This project performs speaker diarization and targeted voice separation using the pyannote.audio
library.
It identifies and processes specific speaker segments from audio files, combining them into a single output file.
- Diarizes audio to detect different speakers.
- Filters speaker segments based on duration and speaker matching.
- Merges and saves targeted audio segments into a single output file.
git clone https://github.com/Chiyan200/targeted-voice-separation.git cd targeted-voice-separation.git
### **2. Install Dependencies**
Install the required Python packages from the requirements.txt file
### **3. Set Up Environment Variables**
Create a .env file in the root directory and add your Hugging Face token:
HF_TOKEN=your_hugging_face_token
### **4. Prepare Audio Files**
Place the dataset audio files in the audioData/dataset folder.
Provide the target voice file as target_voice_path.
### **5. Run the Script**
Place the dataset audio files in the audioData/dataset folder.
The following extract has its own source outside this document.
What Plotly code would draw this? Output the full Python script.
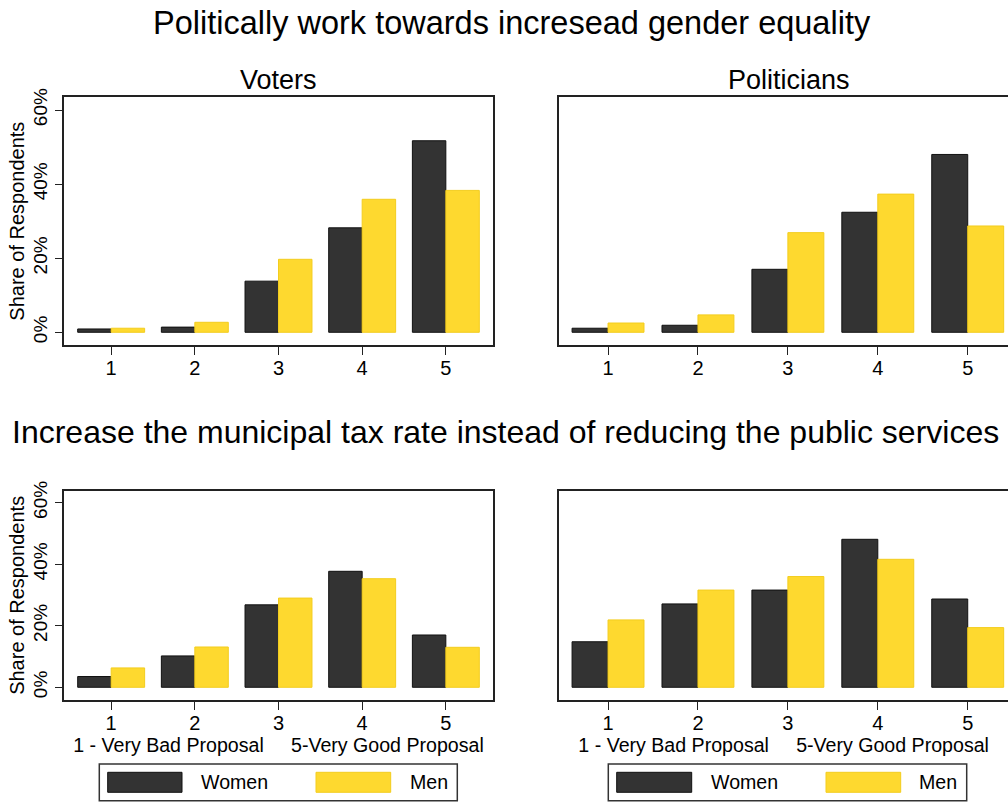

Provide the target voice file as target_voice_path.
python script_name.py
### **5. Project Structure**
.
├── audioData/
│ ├── dataset/ # Folder for input audio files
│ ├── segment/ # Folder for processed audio output
├── json/ # Folder for diarization JSON outputs
├── script_name.py # Main Python script
├── requirements.txt # Python dependencies
├── .env # Environment variables
└── README.md # Documentation
Functions
Diarization
Performs speaker diarization and filters speaker data based on minimum duration.
predictSpeaker
Filters the diarization data to include segments for the targeted speaker.
process_and_save_audio
Cuts and merges specific audio segments into a single waveform based on diarization results.
Output
A JSON file containing diarization results is saved in the json/ folder.
A merged WAV file containing targeted audio segments is saved in the specified output path.